Sinfonía de grillos en el embalse de Barrendiola
Paisajes con alma ·
Había estado más veces en Barrendiola pero nunca para acompañarme de la oscuridad de la noche y esperar ver la lluvia de perseidas. Buscaba un ... sitio fresco, solitario, de escaso ruido de luces, accesible y con un paisaje amable para contemplar y para eso la orilla del embalse de Barrendiola se me antojaba perfecta.
Este año lo hice allí, una tarde del caluroso verano que acaba de finalizar. Me acerqué a la orilla, extendí una colchoneta en el suelo y me tumbé para ver marcharse el día y escuchar la llegada de la noche. La sierra de Aizkorri, en su extensión de Aloña, se reflejaba aún en el espejo del agua remansada, apenas perceptible su silueta en el final de la tarde.
La calima aportaba algo de misterio a la noche pero pronto el cielo terminó oscureciéndose. Miré atentamente en la dirección idónea, largo rato, con paciencia eterna, pero no logré ver ni una sola estrella fugaz.
Esperaba silencio pero lo que escuchaba era una impresionante sinfonía de grillos resonando como si alguien los dirigiera en el eco del barranco. Una cohorte de escondidos bichejos chillaba como una ola sonora que parecía ir y venir sobre el plano acuático una y otra vez: «cri, cri, cri...; cri, cri, cri...».
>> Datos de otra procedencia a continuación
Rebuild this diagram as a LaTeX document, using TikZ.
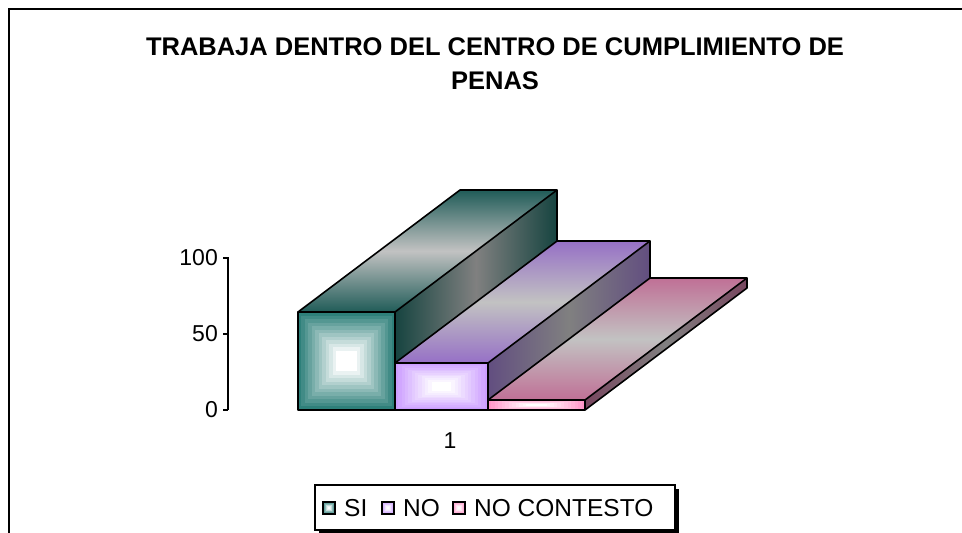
\documentclass[tikz,border=0pt]{standalone}
\usepackage{fontspec}
\setmainfont{Liberation Sans}
\definecolor{siFront}{RGB}{46,128,122}
\definecolor{siTop}{RGB}{32,92,88}
\definecolor{siSide}{RGB}{22,68,64}
\definecolor{noFront}{RGB}{204,158,255}
\definecolor{noTop}{RGB}{150,112,198}
\definecolor{noSide}{RGB}{98,78,128}
\definecolor{ncFront}{RGB}{255,150,200}
\definecolor{ncTop}{RGB}{192,112,150}
\definecolor{ncSide}{RGB}{120,70,95}
\definecolor{barmid}{RGB}{194,194,194}
\definecolor{sidemid}{RGB}{128,128,128}
\tikzset{
  barline/.style={draw=black,line width=1.6pt,line join=round},
  axisline/.style={draw=black,line width=1.2pt},
  ticklabel/.style={font=\fontsize{23}{26}\selectfont,inner sep=0pt},
  titletext/.style={font=\fontsize{25.5}{29}\selectfont\bfseries,inner sep=0pt},
  legendtext/.style={font=\fontsize{24.5}{28}\selectfont,inner sep=0pt,anchor=west},
}
% nested stepped front face: x0,x1,ytop,ybot,colour
\newcommand\frontface[5]{%
  \foreach \i in {0,...,11}{%
    \pgfmathsetmacro\fx{((#2)-(#1))*0.5*0.86*\i/12}%
    \pgfmathsetmacro\fy{((#4)-(#3))*0.5*0.86*\i/12}%
    \pgfmathtruncatemacro\pc{100*\i/11}%
    \fill[white!\pc!#5] ({(#1)+\fx},{(#3)+\fy}) rectangle ({(#2)-\fx},{(#4)-\fy});
  }%
}
% bar: x0,x1,ytop,front,top,side
\newcommand\chartbar[6]{%
  \shade[top color=#5,bottom color=#5,middle color=barmid]
    (#1,#3) -- (#2,#3) -- (#2+162,#3-122) -- (#1+162,#3-122) -- cycle;
  \shade[left color=#6,right color=#6,middle color=sidemid]
    (#2,#3) -- (#2+162,#3-122) -- (#2+162,288) -- (#2,410) -- cycle;
  \frontface{#1}{#2}{#3}{410}{#4}
  \draw[barline] (#1,#3) rectangle (#2,410);
  \draw[barline] (#1,#3) -- (#1+162,#3-122) -- (#2+162,#3-122) -- (#2,#3);
  \draw[barline] (#2+162,#3-122) -- (#2+162,288) -- (#2,410);
}
\newcommand\legendmark[3]{% x, y centre, colour
  \frontface{#1-6}{#1+6}{#2-6}{#2+6}{#3}
  \draw[black,line width=1.2pt] (#1-6,#2-6) rectangle (#1+6,#2+6);
}
\begin{document}
\begin{tikzpicture}[x=1pt,y=-1pt]
\useasboundingbox (0,0) rectangle (962,533);
\fill[white] (0,0) rectangle (962,533);
% outer frame
\draw[line width=2pt] (962,9) -- (9,9) -- (9,533);
% title
\node[titletext] (title1) at (495,47) {TRABAJA DENTRO DEL CENTRO DE CUMPLIMIENTO DE};
\node[titletext] (title2) at (495,81) {PENAS};
% axis
\draw[axisline] (228,257) -- (228,410);
\foreach \yy in {258,334,410} \draw[axisline] (223,\yy) -- (228,\yy);
\node[ticklabel,anchor=east] (l100) at (218,258) {100};
\node[ticklabel,anchor=east] (l50) at (218,334) {50};
\node[ticklabel,anchor=east] (l0) at (218,410) {0};
% bars
\chartbar{298}{395}{312}{siFront}{siTop}{siSide}
\chartbar{395}{488}{363}{noFront}{noTop}{noSide}
\chartbar{488}{585}{400}{ncFront}{ncTop}{ncSide}
% category label
\node[ticklabel] (cat1) at (450,441) {1};
% legend
\fill[black] (319,489) rectangle (679,536);
\draw[fill=white,line width=1.2pt] (315,485) rectangle (675,530);
\legendmark{329}{508}{siFront}
\node[legendtext] (lsi) at (344,508) {SI};
\legendmark{388}{508}{noFront}
\node[legendtext] (lno) at (403,508) {NO};
\legendmark{459}{508}{ncFront}
\node[legendtext] (lnc) at (474,508) {NO CONTESTO};
\end{tikzpicture}
\end{document}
Comprendí que aquella noche su «estridulación» -así se llama al frotar de las alas de los machos que produce ese sonido- era tan vigorosa justamente por la altísima temperatura ambiente.
La científica Margarette Brooks descubrió en 1881 una clara relación entre la frecuencia de cri-cris de un grillo y la temperatura ambiente y fue el matemático Amos Dolbear quien en 1897 concretó la fórmula: CPM/5 - 9 = T . Basta contar los cantos por minuto, dividirlos entre 5 y restarle 9 al resultado para saber la temperatura aproximada que hay en el lugar, siempre que oscile entre 15 y 35 grados. Ni con más frío ni con más calor los grillos machos frotan sus alas.
No, no se me ocurrió ni siquiera intentar el experimento matemático entre tanto estruendo en el coro, ya sentía el calor. Escuché en la sinfonía colarse el ulular del cárabo, el chillido de algún roedor quizás atrapado en unas garras nocturnas, apenas la caricia del aire en las ramas de los alisos de la orilla. El espectáculo era más sonoro que visual. Pasé la noche completa arrullado por los grillos y dejando las perseidas en el olvido. Al alba, admiré cómo las primeras luces del sol volvían a iluminar de rojo intenso las calizas de la muralla de Arriurdin a Gorgomendi y se hacían simétricas en el agua tranquila.
Desde allí baja el arroyo de Barrendiola que solo se ocupa ahora de llenar el embalse. Antes sus aguas lavaron el mineral de blenda y calamina que se arrancaba en los cotos de Katabera, monte arriba; movieron molinos y ferrerías monte abajo. Y con ellas llenó el cauce del río Urola que con ese apellido (ur-agua-, ola-fábrica-) ya nos explica su destino.
Sin perseidas en la retina pero con música de grillos en el oído Barrendiola regala paisajes a los sentidos.